>> Begin SUPPLIED MATERIAL
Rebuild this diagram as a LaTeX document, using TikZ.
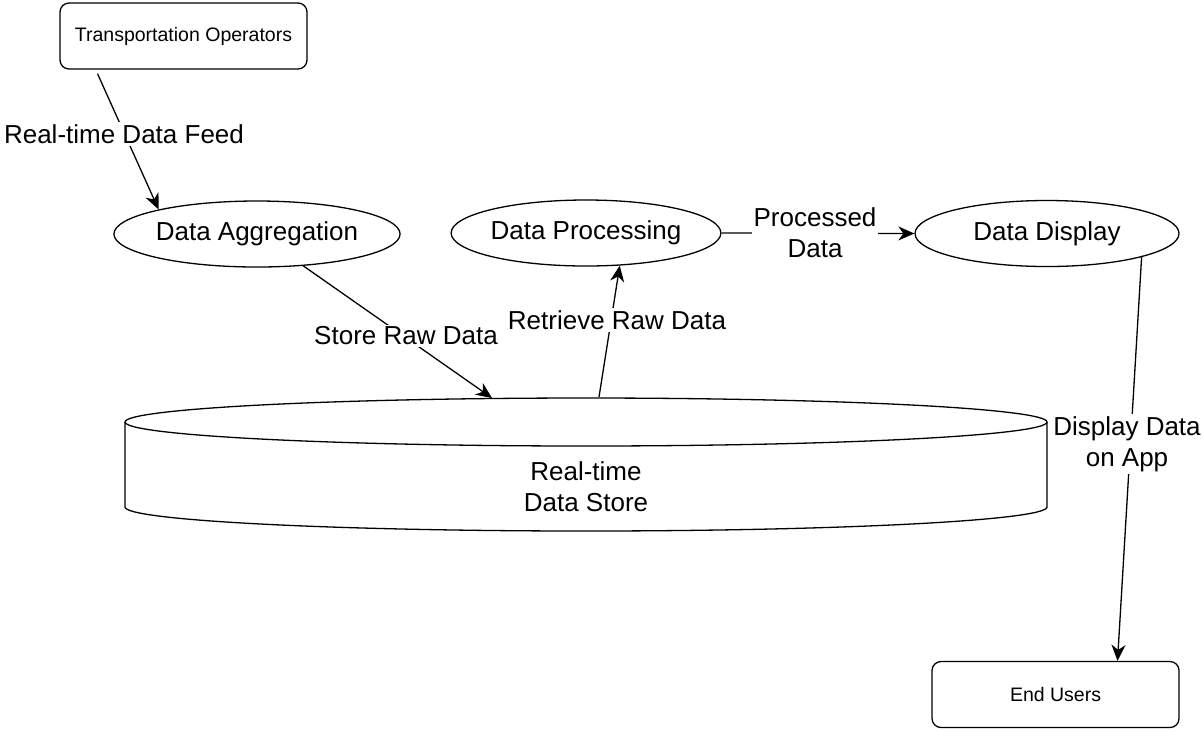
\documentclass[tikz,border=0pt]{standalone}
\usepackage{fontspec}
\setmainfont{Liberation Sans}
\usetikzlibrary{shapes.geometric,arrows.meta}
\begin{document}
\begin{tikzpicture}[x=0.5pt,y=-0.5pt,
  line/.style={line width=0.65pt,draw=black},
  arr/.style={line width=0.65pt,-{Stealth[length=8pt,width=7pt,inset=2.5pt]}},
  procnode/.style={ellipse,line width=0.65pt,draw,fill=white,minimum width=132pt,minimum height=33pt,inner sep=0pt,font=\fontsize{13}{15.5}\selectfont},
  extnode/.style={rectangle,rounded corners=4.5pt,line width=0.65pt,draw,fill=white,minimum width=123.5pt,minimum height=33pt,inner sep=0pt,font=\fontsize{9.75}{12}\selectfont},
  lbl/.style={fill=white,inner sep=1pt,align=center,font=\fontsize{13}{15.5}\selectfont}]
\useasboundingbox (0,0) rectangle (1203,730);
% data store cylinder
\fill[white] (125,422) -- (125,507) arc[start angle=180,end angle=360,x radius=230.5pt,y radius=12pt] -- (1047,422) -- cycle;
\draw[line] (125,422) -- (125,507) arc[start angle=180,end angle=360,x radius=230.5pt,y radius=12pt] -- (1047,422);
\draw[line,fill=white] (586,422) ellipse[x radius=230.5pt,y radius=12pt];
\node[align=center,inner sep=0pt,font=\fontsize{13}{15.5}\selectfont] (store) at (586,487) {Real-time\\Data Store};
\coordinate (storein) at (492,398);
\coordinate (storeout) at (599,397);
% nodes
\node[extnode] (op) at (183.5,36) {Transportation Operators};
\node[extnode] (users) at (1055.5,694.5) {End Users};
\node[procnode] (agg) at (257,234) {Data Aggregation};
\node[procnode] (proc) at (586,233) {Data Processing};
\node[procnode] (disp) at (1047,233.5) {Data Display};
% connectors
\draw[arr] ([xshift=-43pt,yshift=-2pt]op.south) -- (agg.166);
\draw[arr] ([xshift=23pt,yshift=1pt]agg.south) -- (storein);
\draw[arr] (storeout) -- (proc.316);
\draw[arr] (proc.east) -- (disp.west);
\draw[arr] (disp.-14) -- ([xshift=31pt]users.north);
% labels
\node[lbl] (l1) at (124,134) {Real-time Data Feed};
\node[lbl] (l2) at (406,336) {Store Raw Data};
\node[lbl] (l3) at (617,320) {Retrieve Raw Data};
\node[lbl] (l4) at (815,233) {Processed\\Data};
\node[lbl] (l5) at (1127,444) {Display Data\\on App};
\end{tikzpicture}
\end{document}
>> End SUPPLIED MATERIAL
Working from the lines above, reproduce the material exactly and exclude its pictures.

Rebuild this diagram as a LaTeX document, using TikZ.
\documentclass[tikz,border=0pt]{standalone}
\usepackage{fontspec}
\setmainfont{Liberation Sans}
\usetikzlibrary{shapes.geometric,arrows.meta}
\begin{document}
\begin{tikzpicture}[x=0.5pt,y=-0.5pt,
  line/.style={line width=0.65pt,draw=black},
  arr/.style={line width=0.65pt,-{Stealth[length=8pt,width=7pt,inset=2.5pt]}},
  procnode/.style={ellipse,line width=0.65pt,draw,fill=white,minimum width=132pt,minimum height=33pt,inner sep=0pt,font=\fontsize{13}{15.5}\selectfont},
  extnode/.style={rectangle,rounded corners=4.5pt,line width=0.65pt,draw,fill=white,minimum width=123.5pt,minimum height=33pt,inner sep=0pt,font=\fontsize{9.75}{12}\selectfont},
  lbl/.style={fill=white,inner sep=1pt,align=center,font=\fontsize{13}{15.5}\selectfont}]
\useasboundingbox (0,0) rectangle (1203,730);
% data store cylinder
\fill[white] (125,422) -- (125,507) arc[start angle=180,end angle=360,x radius=230.5pt,y radius=12pt] -- (1047,422) -- cycle;
\draw[line] (125,422) -- (125,507) arc[start angle=180,end angle=360,x radius=230.5pt,y radius=12pt] -- (1047,422);
\draw[line,fill=white] (586,422) ellipse[x radius=230.5pt,y radius=12pt];
\node[align=center,inner sep=0pt,font=\fontsize{13}{15.5}\selectfont] (store) at (586,487) {Real-time\\Data Store};
\coordinate (storein) at (492,398);
\coordinate (storeout) at (599,397);
% nodes
\node[extnode] (op) at (183.5,36) {Transportation Operators};
\node[extnode] (users) at (1055.5,694.5) {End Users};
\node[procnode] (agg) at (257,234) {Data Aggregation};
\node[procnode] (proc) at (586,233) {Data Processing};
\node[procnode] (disp) at (1047,233.5) {Data Display};
% connectors
\draw[arr] ([xshift=-43pt,yshift=-2pt]op.south) -- (agg.166);
\draw[arr] ([xshift=23pt,yshift=1pt]agg.south) -- (storein);
\draw[arr] (storeout) -- (proc.316);
\draw[arr] (proc.east) -- (disp.west);
\draw[arr] (disp.-14) -- ([xshift=31pt]users.north);
% labels
\node[lbl] (l1) at (124,134) {Real-time Data Feed};
\node[lbl] (l2) at (406,336) {Store Raw Data};
\node[lbl] (l3) at (617,320) {Retrieve Raw Data};
\node[lbl] (l4) at (815,233) {Processed\\Data};
\node[lbl] (l5) at (1127,444) {Display Data\\on App};
\end{tikzpicture}
\end{document}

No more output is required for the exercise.